I was lamenting to another friend about how it can be tough to know when to help and when to mind one's own beeswax. My friend said, "I know you love Rosie and you want to help, but I'm just afraid of seeing you get your heart broken." 

And I know my friend meant this with all love and compassion for me. But what I didn't realize when she said it was that it's too late. My heart has already been broken. Maybe yours has been, too. 

Broken by a situation you didn't ask to be brought into. And even though you were/are loved, there's tough stuff too. 

Broken by feeling just a bit (or a whole lot) different from the rest, and like nothing you do will really make you fit. 

Broken by the disappointment that washes over you each and every time you let yourself believe things will be different and then they aren't. 

Broken by having to straddle the fence between two worlds....wanting so badly to exist completely in one or the other, but feeling like you really don't belong in either one. 

Broken by the consequences of the decisions of others, decisions that impact you wholly and yet those you have no control over. 

Broken by expectations you'll never live up to or maybe broken by the ways you hold yourself back to protect others who can't bear to see you soar. 

Broken by feelings that lurk around the corner and creep in when you are most vulnerable and least able to defend against them. 

Broken by the lies you've been told, even possibly by your very own self, and especially if you believed them. And are still believing them. 

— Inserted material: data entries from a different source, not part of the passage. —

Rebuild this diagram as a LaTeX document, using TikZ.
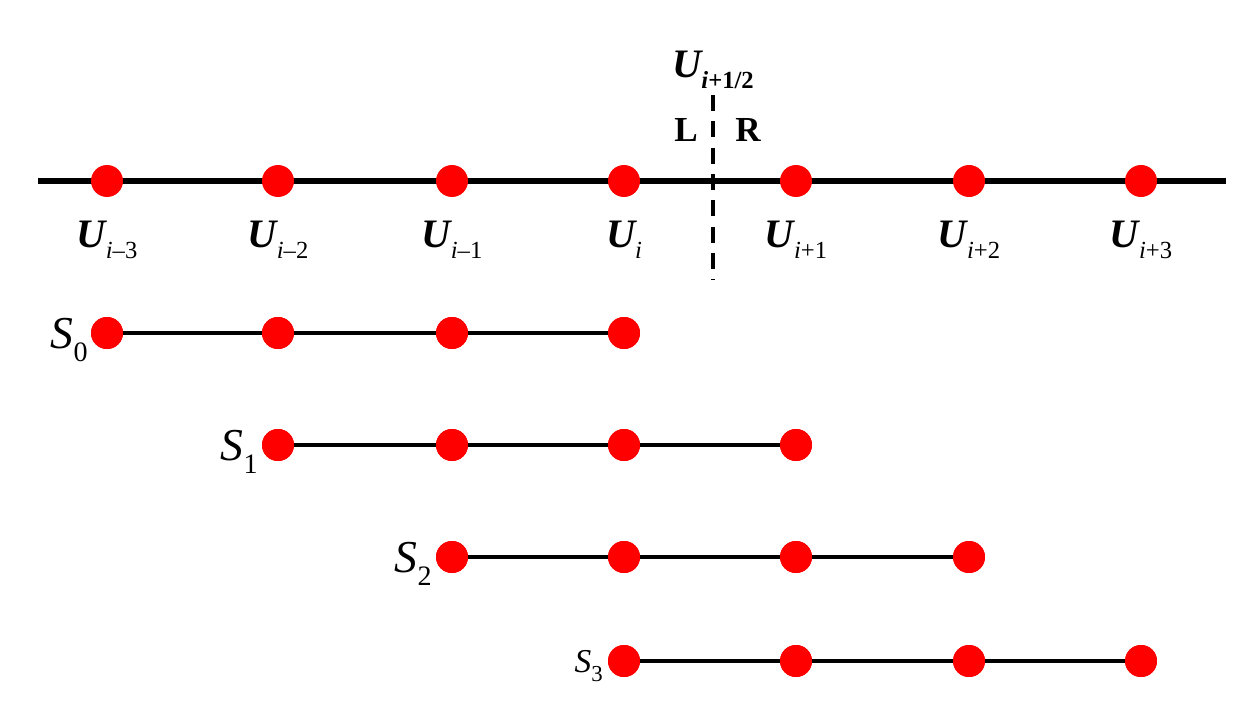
\documentclass[tikz,border=0pt]{standalone}
\usepackage{fontspec}
\setmainfont{Liberation Serif}
\newcommand{\Ulab}[1]{{\bfseries\itshape U}\raisebox{-6pt}{\fontsize{14}{16}\selectfont #1}}
\begin{document}
\begin{tikzpicture}[x=0.02cm,y=-0.02cm,
  pt/.style={circle,fill=red,inner sep=0pt,minimum size=32*0.02cm},
  lbl/.style={font=\fontsize{23}{26}\selectfont},
  ln/.style={line width=2.2pt}]
\useasboundingbox (0,0) rectangle (1256,726);
\coordinate (a) at (38,181); \coordinate (b) at (1226,181);
\draw[line width=3pt] (a) -- (b);
\foreach \n/\x in {m3/107,m2/278,m1/452,z/624,p1/796,p2/969,p3/1141}
  \node[pt] (u\n) at (\x,181) {};
\foreach \n/\x/\s in {m3/107/{\itshape i\upshape–3},m2/278/{\itshape i\upshape–2},m1/452/{\itshape i\upshape–1},z/624/{\itshape i},p1/796/{\itshape i\upshape+1},p2/969/{\itshape i\upshape+2},p3/1141/{\itshape i\upshape+3}}
  \node[lbl] (l\n) at (\x,240) {\Ulab{\s}};
\coordinate (dt) at (713,95); \coordinate (db) at (713,280);
\draw[line width=2pt,dash pattern=on 9pt off 6pt] (dt) -- (db);
\node[lbl] (half) at (713,70) {\Ulab{\bfseries\itshape i\upshape+1/2}};
\node[font=\fontsize{20}{24}\selectfont\bfseries] (L) at (686,130) {L};
\node[font=\fontsize{20}{24}\selectfont\bfseries] (R) at (748,130) {R};
\foreach \r/\y/\xs in {0/333/{107,278,452,624},1/445/{278,452,624,796},2/557/{452,624,796,969},3/661/{624,796,969,1141}}{
  \foreach \x [count=\k] in \xs { \node[pt] (s\r\k) at (\x,\y) {}; }
  \draw[ln] (s\r1) -- (s\r4);
  \foreach \k in {1,...,4} \node[pt] at (s\r\k) {};
}
\tikzset{slab/.style={anchor=east,font=\fontsize{26}{28}\selectfont}}
\node[slab] (S0) at (94,340) {\textit{S}\raisebox{-7pt}{\fontsize{16}{16}\selectfont 0}};
\node[slab] (S1) at (264,452) {\textit{S}\raisebox{-7pt}{\fontsize{16}{16}\selectfont 1}};
\node[slab] (S2) at (438,564) {\textit{S}\raisebox{-7pt}{\fontsize{16}{16}\selectfont 2}};
\node[anchor=east,font=\fontsize{19}{20}\selectfont] (S3) at (609,666) {\textit{S}\raisebox{-5pt}{\fontsize{13}{14}\selectfont 3}};
\end{tikzpicture}
\end{document}
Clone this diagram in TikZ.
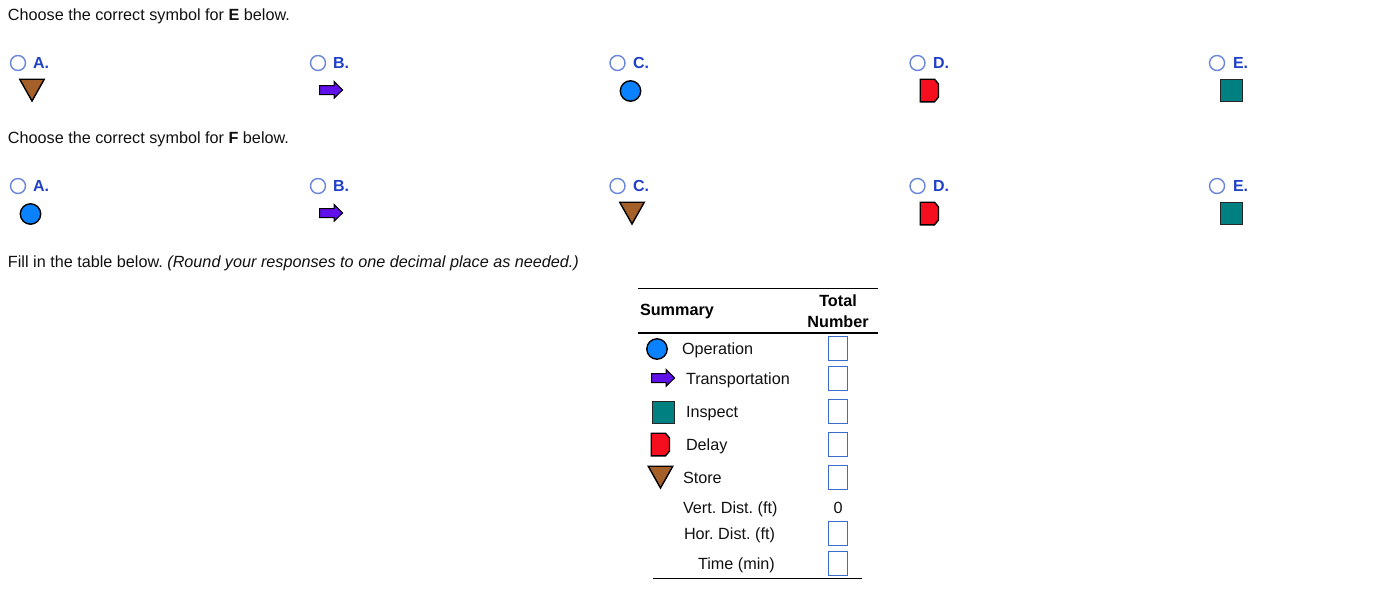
\documentclass[tikz,border=0pt]{standalone}
\usepackage{fontspec}
\setmainfont{Liberation Sans}
\definecolor{storefill}{HTML}{A5602A}
\definecolor{arrowfill}{HTML}{6010E8}
\definecolor{opfill}{HTML}{0A82FF}
\definecolor{delayfill}{HTML}{F50F1E}
\definecolor{inspfill}{HTML}{008080}
\definecolor{radiocol}{HTML}{6A86DC}
\definecolor{optcol}{HTML}{2040C8}
\definecolor{boxcol}{HTML}{3A6CC8}
\definecolor{txt}{HTML}{111111}
\tikzset{
  x=1pt,y=-1pt,
  body/.style={anchor=base west,inner sep=0pt,outer sep=0pt,yshift=-0.5pt,text=txt,font=\fontsize{16.2}{19}\selectfont\frenchspacing},
  thead/.style={inner sep=0pt,outer sep=0pt,yshift=-0.5pt,text=black,font=\fontsize{16.2}{21}\selectfont\bfseries,align=center},
  optlabel/.style={anchor=base west,inner sep=0pt,outer sep=0pt,yshift=-0.5pt,text=optcol,font=\fontsize{16}{19}\selectfont\bfseries},
  radio/.style={circle,draw=radiocol,line width=1.4pt,minimum size=15pt,inner sep=0pt},
  ansbox/.style={rectangle,draw=boxcol,line width=1pt,minimum width=19pt,minimum height=24pt,inner sep=0pt},
  symline/.style={draw=black,line width=1.4pt,line join=miter},
  pics/storesym/.style={code={\path[symline,fill=storefill] (0.2,0.7) -- (24.8,0.7) -- (12.5,22.5) -- cycle;}},
  pics/arrowsym/.style={code={\path[symline,fill=arrowfill,line width=1pt] (0.5,5) -- (15,5) -- (15,0.8) -- (23.6,9.5) -- (15,17.8) -- (15,14) -- (0.5,14) -- cycle;}},
  pics/opsym/.style={code={\path[symline,fill=opfill] (0,0) circle[radius=10.2];}},
  pics/delaysym/.style={code={\path[symline,fill=delayfill] (0.7,0.7) -- (15,0.7) -- (19,5.5) -- (19,18.5) -- (15,23.3) -- (0.7,23.3) -- cycle;}},
  pics/inspsym/.style={code={\path[symline,fill=inspfill,draw=black!85] (0.7,0.7) rectangle (22.3,22.3);}},
}
\begin{document}
\begin{tikzpicture}
\useasboundingbox (0,0) rectangle (1380,592);
\fill[white] (0,0) rectangle (1380,592);
% question E
\node[body] (qe) at (8,20) {Choose the correct symbol for \textbf{E} below.};
\node[radio] (ra1) at (18,63) {};
\node[optlabel] (la1) at (33,68) {A.};
\node[radio] (rb1) at (318,63) {};
\node[optlabel] (lb1) at (333,68) {B.};
\node[radio] (rc1) at (617.5,63) {};
\node[optlabel] (lc1) at (633,68) {C.};
\node[radio] (rd1) at (917.5,63) {};
\node[optlabel] (ld1) at (933,68) {D.};
\node[radio] (re1) at (1217,63) {};
\node[optlabel] (le1) at (1233,68) {E.};
\pic at (19.5,78.5) {storesym};
\pic at (319,80.5) {arrowsym};
\pic at (630.5,91) {opsym};
\pic at (919.5,78.5) {delaysym};
\pic at (1220,79) {inspsym};
% question F
\node[body] (qf) at (8,143) {Choose the correct symbol for \textbf{F} below.};
\node[radio] (ra2) at (18,186) {};
\node[optlabel] (la2) at (33,191) {A.};
\node[radio] (rb2) at (318,186) {};
\node[optlabel] (lb2) at (333,191) {B.};
\node[radio] (rc2) at (617.5,186) {};
\node[optlabel] (lc2) at (633,191) {C.};
\node[radio] (rd2) at (917.5,186) {};
\node[optlabel] (ld2) at (933,191) {D.};
\node[radio] (re2) at (1217,186) {};
\node[optlabel] (le2) at (1233,191) {E.};
\pic at (30.5,214) {opsym};
\pic at (319,203.5) {arrowsym};
\pic at (619.5,201.5) {storesym};
\pic at (919.5,201.5) {delaysym};
\pic at (1220,202) {inspsym};
% fill in
\node[body] (fill) at (8,267) {Fill in the table below. \textit{(Round your responses to one decimal place as needed.)}};
% table
\draw[line width=1pt] (638,288.5) -- (878,288.5);
\draw[line width=2pt] (638,333) -- (878,333);
\draw[line width=1pt] (653,578) -- (862,578);
\node[body,text=black,font=\fontsize{16.2}{19}\selectfont\bfseries] (summary) at (640,315) {Summary};
\node[thead] (total) at (838,310.5) {Total\\Number};
\pic at (657,349) {opsym};
\pic at (651,368.5) {arrowsym};
\pic at (652,401) {inspsym};
\pic at (650.5,432.5) {delaysym};
\pic at (648,465.5) {storesym};
\node[body] (t1) at (682,354) {Operation};
\node[body] (t2) at (686,384) {Transportation};
\node[body] (t3) at (686,417) {Inspect};
\node[body] (t4) at (686,450) {Delay};
\node[body] (t5) at (683,483) {Store};
\node[body] (t6) at (683,513) {Vert. Dist. (ft)};
\node[body] (t7) at (684,539) {Hor. Dist. (ft)};
\node[body] (t8) at (698,569) {Time (min)};
\node[ansbox] (b1) at (838,348) {};
\node[ansbox] (b2) at (838,378.5) {};
\node[ansbox] (b3) at (838,411.5) {};
\node[ansbox] (b4) at (838,444.5) {};
\node[ansbox] (b5) at (838,477.5) {};
\node[body,anchor=base] (zero) at (838,513) {0};
\node[ansbox] (b7) at (838,533.5) {};
\node[ansbox] (b8) at (838,563.5) {};
\end{tikzpicture}
\end{document}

There are so many things that break our hearts. And sometimes we don't even realize it while it's happening. Just like the stock market and how nobody really knows if it's a bear or bull until it's over. 

I can't actually remember what it was like when my heart was pristine. Hollow. These days, there are enough broken pieces clinking and clattering around in there for a lifetime. And same for my friend Rosie. 

Our hearts were broken ages ago. Before we even knew it. I'm not sure if she knows it still.

The funny (or maybe not funny) thing is my broken heart is the reason I love my friend Rosie so much. Maybe I see a little of myself in her. Or maybe I see her in me. My heart may be broken, but nevertheless, it loves so good.